Xen networking for OpenSolaris
As Tim
mentioned,
I’ve been spending some time figuring out how to add dom0 networking
support to OpenSolaris. At one level
it’s a pretty straight-forward problem - write a netback
driver for
OpenSolaris, in a manner similar to the xennetf
driver that Stu
wrote for domU networking. That will certainly get bits moving, but
we really need to do more.
Network configuration for Xen dom0 under Linux is generally done in one of three ways:
- bridged,
- routed,
- NAT.
The first of these, bridged, seems to be the most common from reading
the various Xen mailing lists. It
involves bridging together the Linux netback
driver with a physical
network interface (actually, in Xen 3 it’s bridged with a
pseudo-device that passes packets to the physical interface). It’s a
convenient mechanism, as it allows easy integration into an existing
network. Using a software bridge can sometimes be a performance
problem though, particularly in a non-switched network environment (do
any of those still exist? :-)). Bridged is also useful if guest
domains are expected to migrate from one physical machine to another.
As long as the new physical machine is connected to the same layer 2
network, gratuitous ARP can be used by the guest OS to get packets
flowing after the migration is completed.
The routed approach works exactly as it sounds - domain 0 acts as a
router between the various physical interfaces in the machine and the
guest domains. Guest domains are connected to domain 0 using the
netback
driver again, but this time the interfaces in domain 0 have
IP addresses and the netback
to netfront
connections between dom0
and domU are distinct layer 2 (and hence layer 3) networks.
NAT is similar to routed, with the addition of NAT functionality in domain 0. This allows guest domains access to the wider world via domain 0 physical interfaces but complicates access into the guest domains - some type of inbound-NAT is necessary.
Once an OpenSolaris netback
driver exists, the routed configuration
should “just work”. Thanks to the integration of
ipfilter the same is true of a
NAT configuration. Bridged is more difficult, though being able to
build on Mike and
Yukun’s bridging
module
will give a big head start.
With all of this done it will be an opportunity to move on to some more interesting aspects of OpenSolaris on Xen networking.
For example, the Xen patches for Linux introduce the idea of deferred checksumming.
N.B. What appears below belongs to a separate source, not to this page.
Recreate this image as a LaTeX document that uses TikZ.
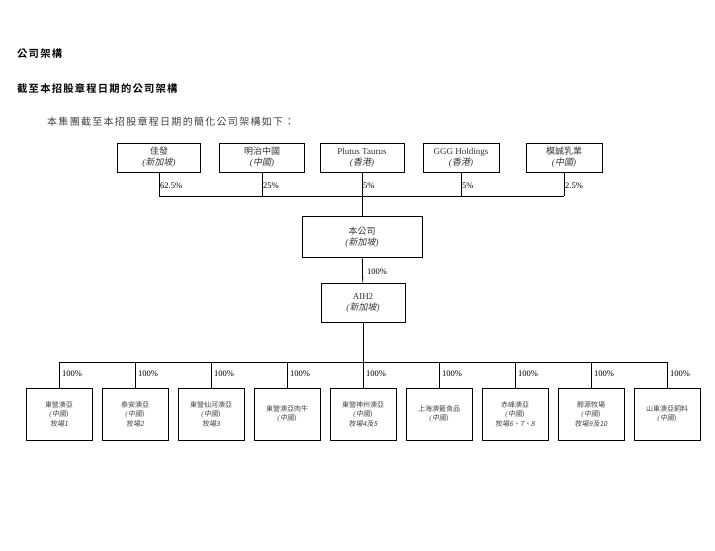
\documentclass[tikz,border=0pt]{standalone}
\usepackage{fontspec}
\setmainfont{Liberation Serif}
\newfontfamily\cjk{Noto Sans CJK TC}
\newfontfamily\cjkit{Noto Sans CJK TC}[FakeSlant=0.2]
\newfontfamily\cjkhead{Noto Sans CJK TC Bold}[LetterSpace=12]
\newfontfamily\cjkwide{Noto Sans CJK TC}[LetterSpace=13]
\newcommand{\regionlbl}[1]{\textit{(}{\cjkit #1}\textit{)}}
\begin{document}
\begin{tikzpicture}[x=1pt,y=-1pt]
        \tikzstyle{ownerbox}=[draw, line width=0.8pt, minimum height=29pt, inner sep=1pt, align=center, text=black!80, font=\fontsize{9}{11}\selectfont]
        \tikzstyle{groupbox}=[ownerbox, minimum height=41pt]
        \tikzstyle{farmbox}=[draw, line width=0.8pt, minimum width=66pt, minimum height=52pt, inner sep=1pt, align=center, text=black!75, font=\fontsize{7}{9.5}\selectfont]
        \tikzstyle{pct}=[anchor=west, inner sep=1pt, font=\fontsize{8.5}{9}\selectfont]
        \useasboundingbox (0,0) rectangle (715,550);
        % headings
        \node[anchor=west, inner sep=0pt, font=\fontsize{10.3}{12}\selectfont\cjkhead] (h1) at (17,54) {公司架構};
        \node[anchor=west, inner sep=0pt, font=\fontsize{10.3}{12}\selectfont\cjkhead] (h2) at (17,89) {截至本招股章程日期的公司架構};
        \node[anchor=west, inner sep=0pt, text=black!75, font=\fontsize{10}{12}\selectfont\cjkwide] (h3) at (47,122) {本集團截至本招股章程日期的簡化公司架構如下：};
        % shareholders
        \foreach \i/\x/\w/\name/\reg/\share in {1/159/83/{\cjk 佳發}/新加坡/{62.5\%},
                2/262/85/{\cjk 明治中國}/中國/{25\%},
                3/362/84/{Plutus Taurus}/香港/{5\%},
                4/461/76/{GGG Holdings}/香港/{5\%},
                5/564/76/{\cjk 模誠乳業}/中國/{2.5\%}} {
            \node[ownerbox, minimum width=\w pt] (t\i) at (\x,157.5) {\name\\\regionlbl{\reg}};
            \coordinate (j\i) at (\x,196);
            \draw[line width=0.8pt] (t\i) -- (j\i);
            \node[pct] (p\i) at (\x,186) {\share};
        }
        \draw[line width=0.8pt] (j1) -- (j5);
        % company and AIH2
        \node[groupbox, minimum width=120pt] (co) at (362,237) {{\cjk 本公司}\\\regionlbl{新加坡}};
        \node[groupbox, minimum width=84pt, minimum height=39pt] (aih) at (363,302.5) {AIH2\\\regionlbl{新加坡}};
        \draw[line width=0.8pt] (j3) -- (co);
        \draw[line width=0.8pt] (co) -- (aih);
        \node[pct] (p0) at (366,272) {100\%};
        % subsidiaries
        \foreach \i/\name/\reg/\farm in {1/東營澳亞/中國/{\\{\cjkit 牧場1}},
                2/泰安澳亞/中國/{\\{\cjkit 牧場2}},
                3/東營仙河澳亞/中國/{\\{\cjkit 牧場3}},
                4/東營澳亞肉牛/中國/{},
                5/東營神州澳亞/中國/{\\{\cjkit 牧場4及5}},
                6/上海澳藍食品/中國/{},
                7/赤峰澳亞/中國/{\\{\cjkit 牧場6、7、8}},
                8/醇源牧場/中國/{\\{\cjkit 牧場9及10}},
                9/山東澳亞飼料/中國/{}} {
            \pgfmathsetmacro{\x}{59+76*(\i-1)}
            \node[farmbox] (f\i) at (\x,414) {{\cjk \name}\\\regionlbl{\reg}\farm};
            \coordinate (k\i) at (\x,362);
            \draw[line width=0.8pt] (k\i) -- (f\i);
            \node[pct] (q\i) at (\x+2,374) {100\%};
        }
        \draw[line width=0.8pt] (k1) -- (k9);
        \draw[line width=0.8pt] (aih) -- (k5);
\end{tikzpicture}
\end{document}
In a typical domain 0 to domain U virtual network the packets are passed between domains either by copying between memory buffers or flipping pages. This should be a relatively safe operation, with little opportunity for corruption along the way and as a result perhaps it is reasonable to avoid the protocol layer checksum that would usually be performed. In both Linux and OpenSolaris, the domU network driver avoids performing the checksum calculation on packets destined from dom0 and marks a bit in the packet control block to indicate that this is the case. If the packet is actually destined for a remote host (i.e. one across a physical network), dom0 is expected to calculate and insert the checksum.
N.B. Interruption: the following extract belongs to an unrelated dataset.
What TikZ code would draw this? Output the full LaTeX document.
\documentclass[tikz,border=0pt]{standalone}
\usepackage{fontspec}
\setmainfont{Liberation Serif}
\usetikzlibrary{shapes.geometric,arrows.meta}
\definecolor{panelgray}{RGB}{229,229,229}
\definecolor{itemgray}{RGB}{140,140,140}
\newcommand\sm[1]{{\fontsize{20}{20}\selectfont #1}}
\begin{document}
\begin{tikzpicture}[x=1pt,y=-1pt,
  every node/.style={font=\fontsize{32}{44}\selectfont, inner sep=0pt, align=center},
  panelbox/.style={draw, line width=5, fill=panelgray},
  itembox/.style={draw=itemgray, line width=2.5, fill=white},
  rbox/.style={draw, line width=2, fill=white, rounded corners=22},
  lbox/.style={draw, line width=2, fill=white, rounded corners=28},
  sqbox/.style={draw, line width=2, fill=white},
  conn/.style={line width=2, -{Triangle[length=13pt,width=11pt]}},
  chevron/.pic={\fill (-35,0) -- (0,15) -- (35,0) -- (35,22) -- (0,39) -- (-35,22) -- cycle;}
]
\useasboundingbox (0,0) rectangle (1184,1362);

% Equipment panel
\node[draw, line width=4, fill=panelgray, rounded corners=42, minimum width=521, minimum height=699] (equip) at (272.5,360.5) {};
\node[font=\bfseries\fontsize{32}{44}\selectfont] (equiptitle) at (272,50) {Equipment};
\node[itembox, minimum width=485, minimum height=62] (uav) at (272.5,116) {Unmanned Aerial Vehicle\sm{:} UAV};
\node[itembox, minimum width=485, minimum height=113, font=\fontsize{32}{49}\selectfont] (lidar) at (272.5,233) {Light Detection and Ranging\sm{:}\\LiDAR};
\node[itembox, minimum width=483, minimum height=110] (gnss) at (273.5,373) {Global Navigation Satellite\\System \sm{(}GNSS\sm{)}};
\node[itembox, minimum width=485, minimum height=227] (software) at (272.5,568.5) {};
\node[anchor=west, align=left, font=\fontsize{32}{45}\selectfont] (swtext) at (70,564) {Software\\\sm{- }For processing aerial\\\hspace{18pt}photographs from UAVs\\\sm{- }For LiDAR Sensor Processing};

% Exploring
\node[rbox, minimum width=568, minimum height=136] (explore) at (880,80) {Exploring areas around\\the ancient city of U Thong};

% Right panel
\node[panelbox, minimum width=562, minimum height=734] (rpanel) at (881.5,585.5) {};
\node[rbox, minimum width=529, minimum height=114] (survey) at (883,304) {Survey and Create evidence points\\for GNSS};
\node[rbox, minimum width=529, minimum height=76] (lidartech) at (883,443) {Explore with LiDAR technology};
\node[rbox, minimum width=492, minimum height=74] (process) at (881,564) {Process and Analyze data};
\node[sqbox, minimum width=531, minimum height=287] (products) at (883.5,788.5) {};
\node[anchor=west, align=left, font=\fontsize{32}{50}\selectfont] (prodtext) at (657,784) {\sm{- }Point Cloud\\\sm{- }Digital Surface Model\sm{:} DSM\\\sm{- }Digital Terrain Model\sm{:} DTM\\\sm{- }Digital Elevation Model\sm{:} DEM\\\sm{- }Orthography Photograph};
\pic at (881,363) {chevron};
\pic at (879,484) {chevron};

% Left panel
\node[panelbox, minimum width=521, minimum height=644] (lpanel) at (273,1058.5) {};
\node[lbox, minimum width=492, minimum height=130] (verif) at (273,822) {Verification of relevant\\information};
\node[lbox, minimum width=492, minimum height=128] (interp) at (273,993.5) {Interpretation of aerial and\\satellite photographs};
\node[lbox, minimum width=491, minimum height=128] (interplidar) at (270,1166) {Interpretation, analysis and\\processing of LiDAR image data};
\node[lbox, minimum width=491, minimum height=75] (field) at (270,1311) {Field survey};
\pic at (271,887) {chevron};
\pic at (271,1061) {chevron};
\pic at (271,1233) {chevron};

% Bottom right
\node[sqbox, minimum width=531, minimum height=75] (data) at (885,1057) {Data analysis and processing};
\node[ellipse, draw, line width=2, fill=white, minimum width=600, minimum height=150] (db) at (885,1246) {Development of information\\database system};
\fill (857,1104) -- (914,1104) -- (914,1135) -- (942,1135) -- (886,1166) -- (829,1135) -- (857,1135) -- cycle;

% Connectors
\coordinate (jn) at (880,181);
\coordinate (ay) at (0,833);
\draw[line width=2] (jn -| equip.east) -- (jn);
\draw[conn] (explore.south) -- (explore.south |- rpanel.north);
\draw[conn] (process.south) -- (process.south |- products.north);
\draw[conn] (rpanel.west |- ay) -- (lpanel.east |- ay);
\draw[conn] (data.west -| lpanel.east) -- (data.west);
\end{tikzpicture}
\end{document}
A similar mechanism applies in reverse, where packets from dom0 to
domU are generally not checksummed. There’s a small amount of code in
the OpenSolaris xennetf
(domU network) driver to support this and it
works well.
So far this is similar to a typical hardware checksum offload mechanism. An added complication is provided by the ability of the Linux dom0 to note that it has already verified the checksum of a packet received from a physical interface (either as a result of hardware doing the verification or a software check). A bit to represent “checksum good” is carried around with the packet and can be used if, for example, the packet is forwarded, to reduce the cost of updating the checksum. Adding a similar feature to the OpenSolaris IP stack is on my “to do” list.
Another interesting option to examine would be how the creation of the proposed Crossbow virtual NIC might be used. One possibility is to use a MAC based virtual NIC in domain 0 as the source/sink of packets for a domain U network interface. This would result in a network topology very similar to that of the bridged approach, but without the need to actually use a software bridge (so no need for spanning tree protocols, etc.). Further, if the Crossbow vNIC can take advantage of the ability to have a physical NIC receive packets destined to multiple MAC addresses, the need to have the physical NIC in promiscuous mode (a consequence of most software bridge implementations) can be removed. This would be good from a performance perspective.
Finally, the current Xen inter-domain network protocol is “point to point”. If two guest domains wish to communicate it’s necessary for all of the packets to flow through either the software bridge or the IP forwarding path in domain 0. A fully-connected mesh of links between domains would allow guest domains to communicate directly. Sun’s Logical Domains feature for the Niagara machines would appear to have a feature similar to this, it would be good to add similar support to Xen (maybe even take the LDoms code?). There is some possible issues with doing this, but also interest in a simpler inter-domain transport which is a good starting point.